Wisdom means knowing the difference between virtue and vice; and cultivating virtue and curbing vice. We get wisdom by the study of scriptures and the mercy of the masters. By wisdom, we intellectually understand and experientially perceive how vice is deceptive – it promises pleasure, but delivers trouble. So, we reject vice and expect it to go away. But to our dismay, vice maintains a tenacious hold on us – a hold that wisdom doesn’t seem to loosen. Vice departs only when we become devotionally purified and stop feeling any attraction towards vice’s promises of pleasure. The Bhagavad-gita (02.60) depicts our predicament: even though we strive for self-mastery, still we become overpowered by the senses. The senses, of course, are the residing places of vice. Acting through them, vice distorts our perception, making its fleeting pleasure seem irresistible.
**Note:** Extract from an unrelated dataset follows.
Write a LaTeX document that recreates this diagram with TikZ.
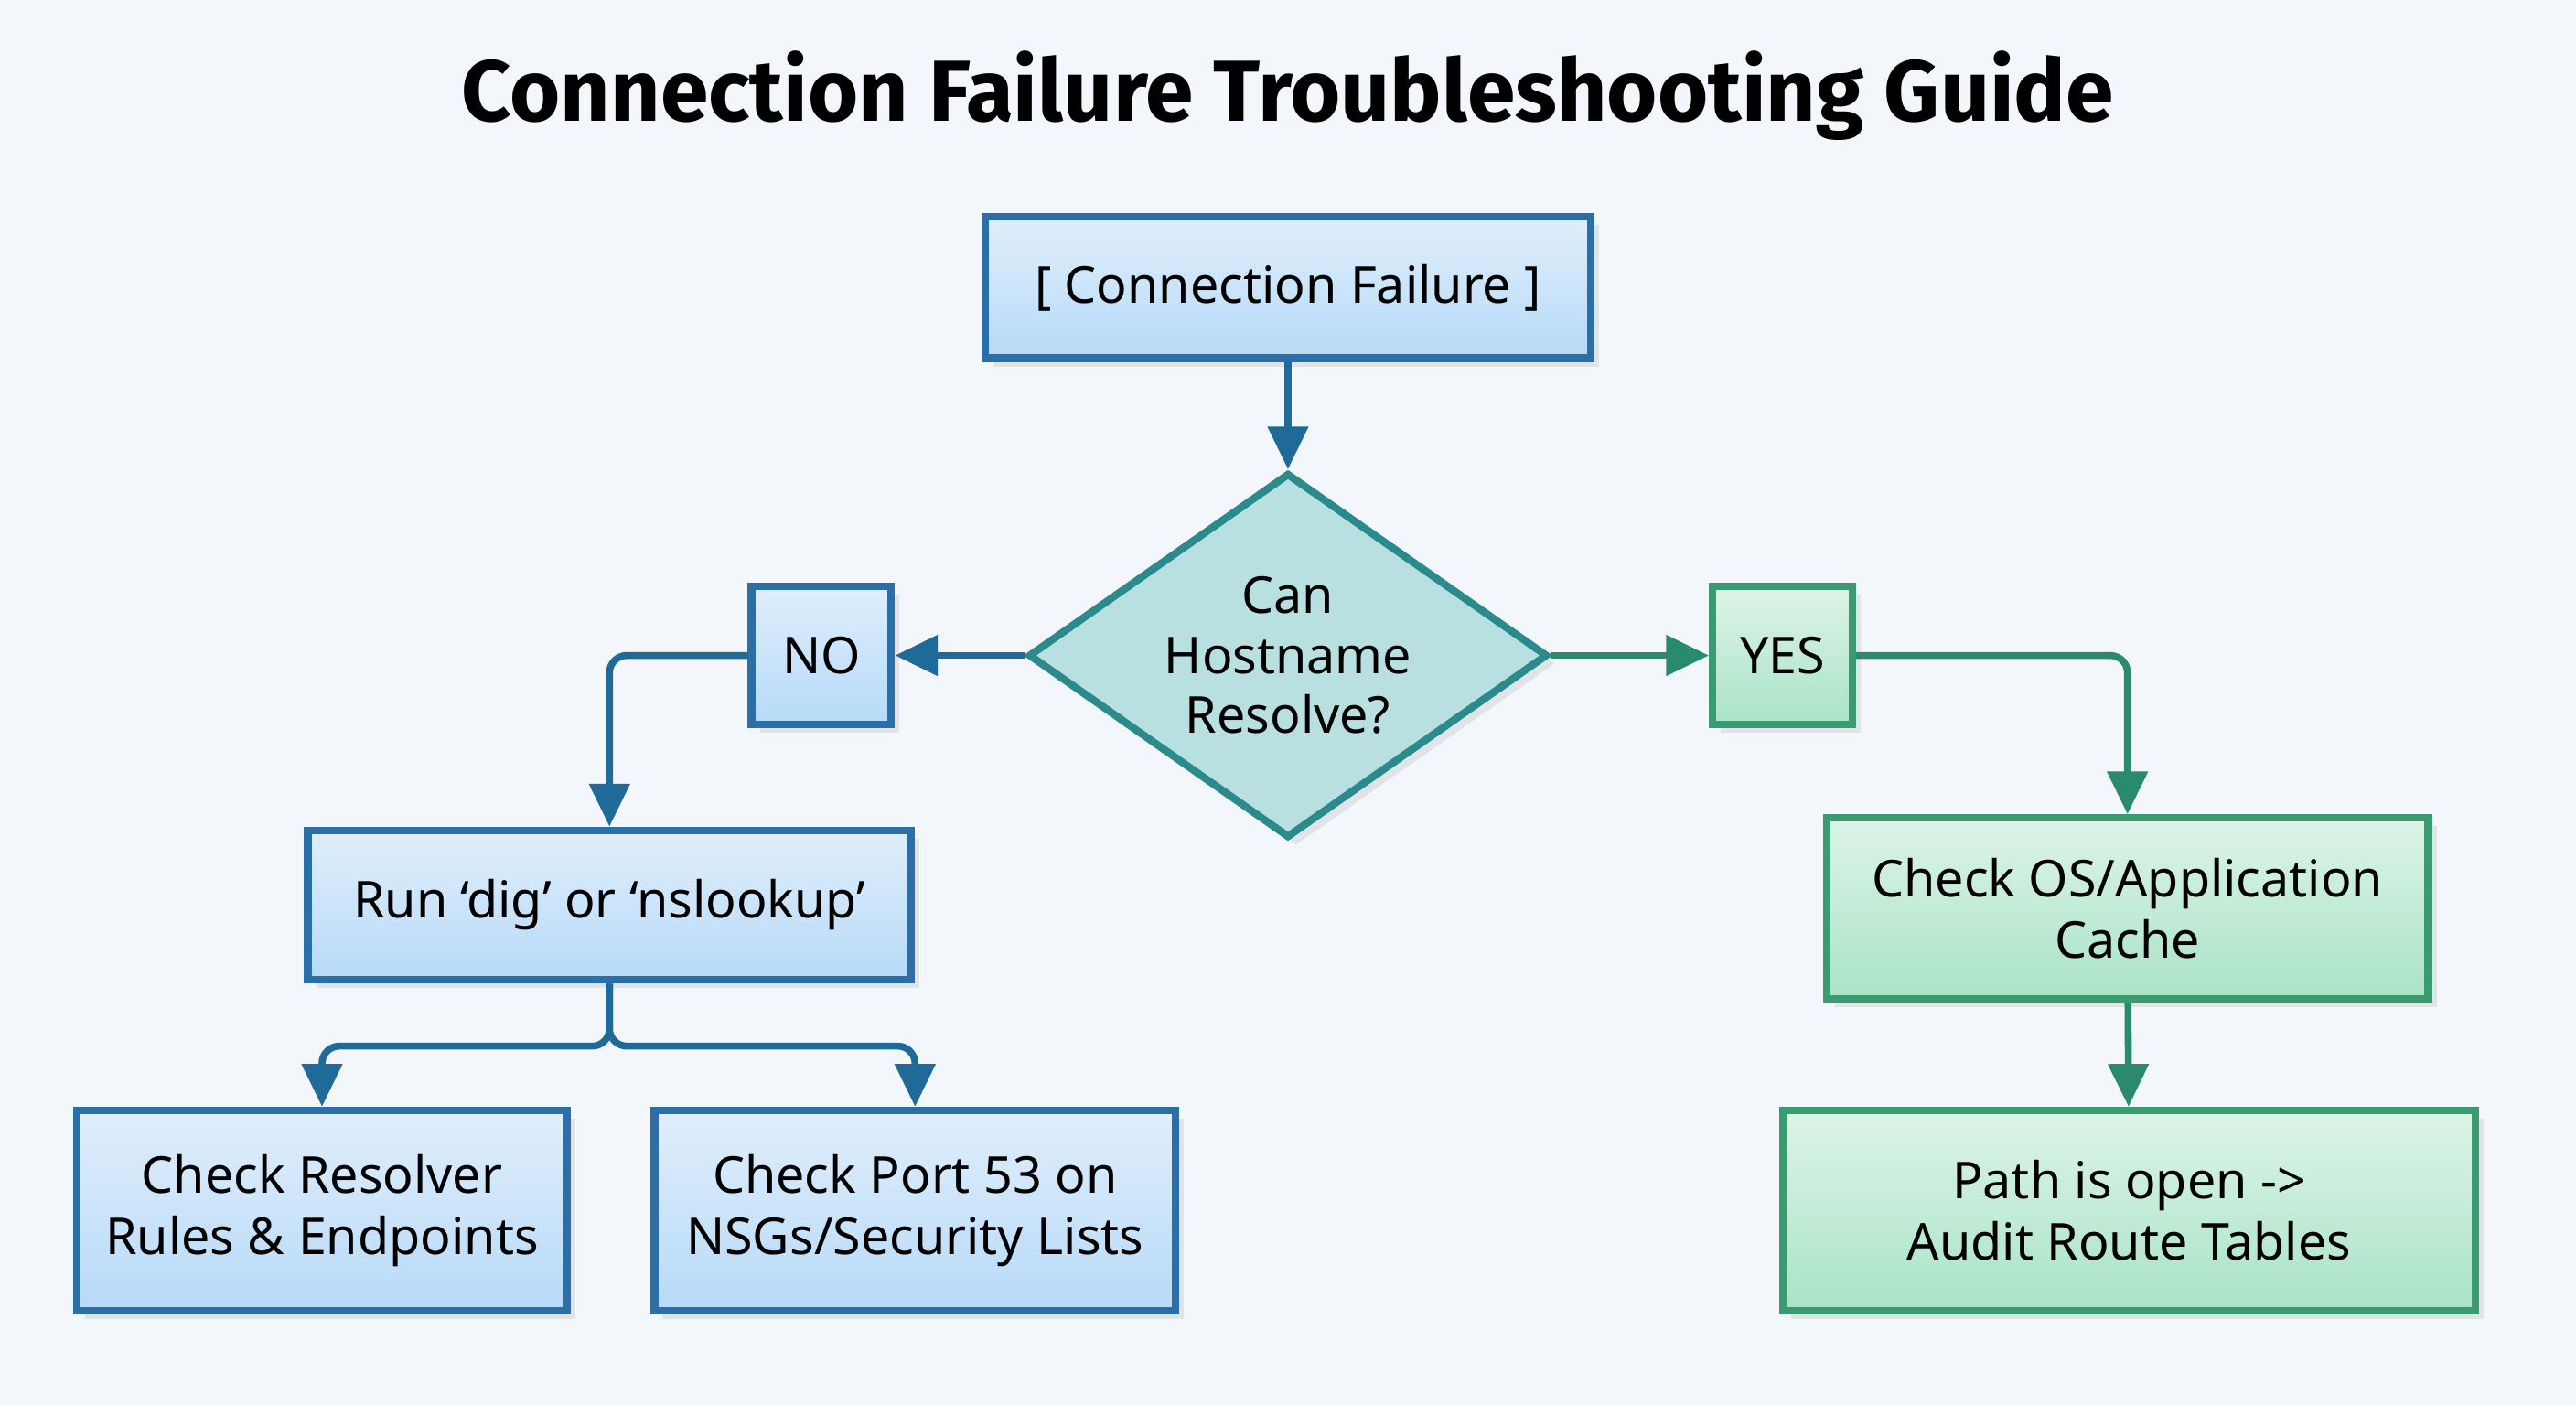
\documentclass[tikz,border=0pt]{standalone}
\usepackage{fontspec}
\setmainfont{Noto Sans}
\newfontfamily\titlefont{Fira Sans}
\usetikzlibrary{positioning,shapes.geometric,arrows.meta,shadows}
\definecolor{bgc}{HTML}{F3F6FA}
\definecolor{blueline}{HTML}{2A6FA8}
\definecolor{bluetop}{HTML}{E0EEFB}
\definecolor{bluebot}{HTML}{B6DAF8}
\definecolor{greenline}{HTML}{3A9A70}
\definecolor{greentop}{HTML}{DDF4E8}
\definecolor{greenbot}{HTML}{A9E3C5}
\definecolor{tealline}{HTML}{2A8A8C}
\definecolor{tealfill}{HTML}{B8E0E0}
\definecolor{bluearrow}{HTML}{1F6A99}
\definecolor{greenarrow}{HTML}{2A8A6C}
\tikzset{
  bluebox/.style={draw=blueline,line width=1.3pt,top color=bluetop,bottom color=bluebot,inner sep=1pt,
    align=center,font=\fontsize{8.8}{10.6}\selectfont,drop shadow={opacity=0.15,shadow xshift=0.5mm,shadow yshift=-0.5mm}},
  greenbox/.style={draw=greenline,line width=1.3pt,top color=greentop,bottom color=greenbot,inner sep=1pt,
    align=center,font=\fontsize{8.8}{10.6}\selectfont,drop shadow={opacity=0.15,shadow xshift=0.5mm,shadow yshift=-0.5mm}},
  bluearr/.style={draw=bluearrow,line width=1.2pt,-{Triangle[length=2.6mm,width=2.4mm]}},
  greenarr/.style={draw=greenarrow,line width=1.2pt,-{Triangle[length=2.6mm,width=2.4mm]}},
}
\begin{document}
\begin{tikzpicture}[x=0.01cm,y=-0.01cm]
  \fill[bgc] (0,0) rectangle (1568,855);
  %TITLE
  \node[font=\titlefont\bfseries\fontsize{15}{18}\selectfont] (title) at (784,58) {Connection Failure Troubleshooting Guide};

  %NODE
  \node[bluebox,minimum width=3.68cm,minimum height=0.86cm] (start) at (784,175) {[ Connection Failure ]};
  \node[diamond,draw=tealline,line width=1.3pt,fill=tealfill,minimum width=3.16cm,minimum height=2.22cm,
    inner sep=-2pt,align=center,font=\fontsize{8.8}{10.4}\selectfont,
    drop shadow={opacity=0.15,shadow xshift=0.5mm,shadow yshift=-0.5mm}] (ask) at (784,399) {Can\\Hostname\\Resolve?};
  \node[bluebox,minimum width=0.85cm,minimum height=0.84cm] (no) at (500,399) {NO};
  \node[greenbox,minimum width=0.85cm,minimum height=0.84cm] (yes) at (1085,399) {YES};
  \node[bluebox,minimum width=3.67cm,minimum height=0.91cm] (dig) at (371,551) {Run ‘dig’ or ‘nslookup’};
  \node[bluebox,minimum width=2.98cm,minimum height=1.22cm] (resolver) at (196,737) {Check Resolver\\Rules \& Endpoints};
  \node[bluebox,minimum width=3.17cm,minimum height=1.22cm] (port) at (557,737) {Check Port 53 on\\NSGs/Security Lists};
  \node[greenbox,minimum width=3.66cm,minimum height=1.10cm] (cache) at (1295,553) {Check OS/Application\\Cache};
  \node[greenbox,minimum width=4.21cm,minimum height=1.22cm] (path) at (1296,737) {Path is open ->\\Audit Route Tables};

  %EDGE
  \draw[bluearr] (start) -- (ask);
  \draw[bluearr] (ask) -- (no);
  \draw[bluearr,rounded corners=3pt] (no.west) -| (dig.north);
  \draw[greenarr] (ask) -- (yes);
  \draw[greenarr,rounded corners=3pt] (yes.east) -| (cache.north);
  \draw[bluearr,rounded corners=3pt] (dig.south) -- ++(0,38) -| (resolver.north);
  \draw[bluearr,rounded corners=3pt] (dig.south) -- ++(0,38) -| (port.north);
  \draw[greenarr] (cache) -- (path);
\end{tikzpicture}
\end{document}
Vice maintains a tenacious hold on us – a hold that wisdom doesn’t seem to loosen.
The next verse (02.61) shows the way out of our predicament: positive devotional engagement centered on fixing our consciousness on Krishna. When we become devotionally focused, the resulting connection with the all-attractive reservoir of all pleasure provides a higher happiness that makes saying no to vice easier. Such diligence in positive devotional service and vigilance in avoiding negative sensual indulgence progressively leads to purification. The Gita (02.64) summarizes this process and announces its fruit: prasada, mercy in the form of purity. When we thus attain purity, the next verse (02.65) declares that misery, especially the misery of constantly battling with vice, ends – and we relish the sublime joy of undistracted absorption in Krishna. At this stage, the intelligence becomes fully stabilized, being not just detached from vice but also attached to Krishna, the supreme embodiment of all virtue. As wisdom thus matures into pure devotion, we eventually graduate to life eternal with Krishna.